Using a tripod can help close the gap between the image you want to take and the image that you are taking through intelligent and purposful iteration.
When you lock your camera down on a tripod, and look at your scene, you no longer are focused on your lens width and camera placement. You can go “okay, yeah, this is good right here.”
Now that you’ve banished those thoughts out of your mind, you can focus on everything else.
You can focus on the timing of the scene, when people walk past, when the animal pops their head out.
You can focus on looking for distracting elements, and then going and moving them out of the way. Like pulling a branch in your foreground back, or moving a trash can to the opposite side of a wall.
You can really nail down a precise depth of field.
Using a tripod to iterate with adjustments in lighting.
Now, changing the way you mentally approach a scene is all fine and good, but it’s not the real benefit of using a tripod.
The real benefit of using a tripod is being able to see the effect small changes have on your scene immedeatly, on your camera. Just toggle between two images and compare this.
I can not undersell how phenomenally useful this is. It’s not just extremely useful for learning photography, it’s a go-to technique I use on a daily basis. Especially when I’m shooting with lights and/or reflectors. You can get an actual, concrete, useful sense of what effects your variou adjustments have on the scene.
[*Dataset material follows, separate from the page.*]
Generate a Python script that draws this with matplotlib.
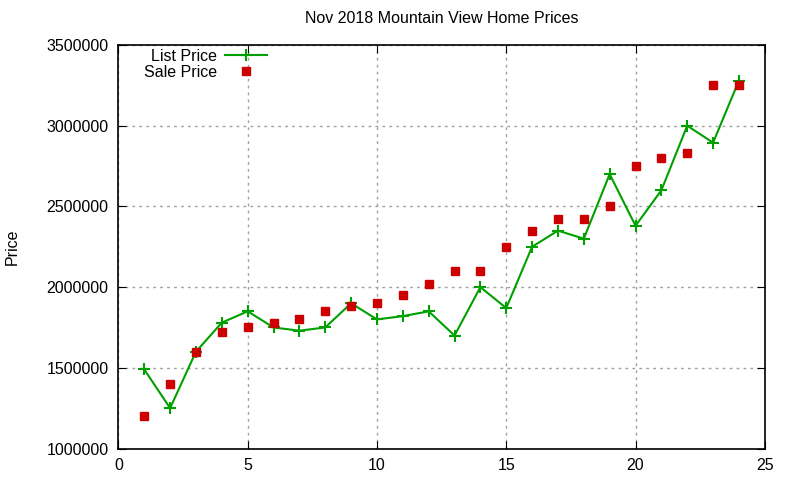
import matplotlib
matplotlib.use("Agg")
import matplotlib.pyplot as plt

x = list(range(1, 25))
list_price = [1490000, 1250000, 1600000, 1780000, 1850000, 1750000, 1730000, 1750000,
              1900000, 1800000, 1820000, 1850000, 1700000, 2000000, 1870000, 2250000,
              2350000, 2300000, 2700000, 2380000, 2600000, 3000000, 2895000, 3280000]
sale_price = [1200000, 1400000, 1600000, 1725000, 1750000, 1780000, 1800000, 1850000,
              1880000, 1900000, 1950000, 2020000, 2100000, 2100000, 2250000, 2350000,
              2420000, 2425000, 2500000, 2750000, 2800000, 2830000, 3250000, 3250000]
xticks = [0, 5, 10, 15, 20, 25]
yticks = [1000000, 1500000, 2000000, 2500000, 3000000, 3500000]

plt.rcParams['font.family'] = ['Liberation Sans', 'DejaVu Sans']
fig = plt.figure(figsize=(8, 4.8), dpi=100)
ax = fig.add_axes([0.148, 0.0656, 0.808, 0.8406])

ax.plot(x, list_price, color='#00a000', lw=1.5, marker='+', ms=9, mew=1.5, label='List Price')
ax.plot(x, sale_price, ls='none', color='#cc0000', marker='s', ms=6, label='Sale Price')

ax.set_xlim(0, 25)
ax.set_ylim(1000000, 3500000)
ax.set_xticks(xticks)
ax.set_yticks(yticks)
ax.set_xticklabels([str(v) for v in xticks])
ax.set_yticklabels([str(v) for v in yticks])
ax.tick_params(direction='in', top=True, right=True, length=6, labelsize=11.5, pad=7)
ax.grid(True, color='#a0a0a0', ls=(0, (2, 3)), lw=1)
for s in ax.spines.values():
    s.set_linewidth(1.2)

ax.set_title('Nov 2018 Mountain View Home Prices', fontsize=11.5, pad=16)
ax.set_ylabel('Price', fontsize=11.5, labelpad=19)

leg = ax.legend(loc='upper right', bbox_to_anchor=(267 / 800, 1 - 49 / 480),
                bbox_transform=fig.transFigure, frameon=False, markerfirst=False,
                fontsize=11.5, handlelength=2.6, labelspacing=0.05, borderaxespad=0,
                borderpad=0, handletextpad=0.55)

fig.savefig('out.png', dpi=100)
There isn’t a debate and it doesn’t matter. Be able to shoot both ways and adapt as needed. Don’t put yourself inside of a ‘camp’. Your’re just making excuses for why you don’t learn how to use a certain piece of equipment or utilize an approach, strategy, or workflow. You can shoot in different ways on different days.
If you meet photographers with really strong opinions about this… like don’t take them too seriously. In the end, it’s the images that matter. How we got there doesn’t matter, and no technique can make any photographer better or worse.
Knowledge of techniques can make make you more skilled, consistent, insightful, attentive, and so on; but not better. Because at the end of the day, it’s the image - not the technique - that matters.
Tripods are annoying and cumbersome and they get in the way and slow you down. Sure…. but slow is good. Take your time, and try an afternoon of shooting on a tripod. Even bring it on a photo walk. Compose a scene and start making adjustments after you’ve decided your placement. Your photos will get better.
You may even learn some tricks and shortcuts that you can apply when you aren’t shooting on a tripod.
Small adjustments aside, the tripod let me experiment with exposure, timing with the birds and the waves, and an in-camera HDR effect.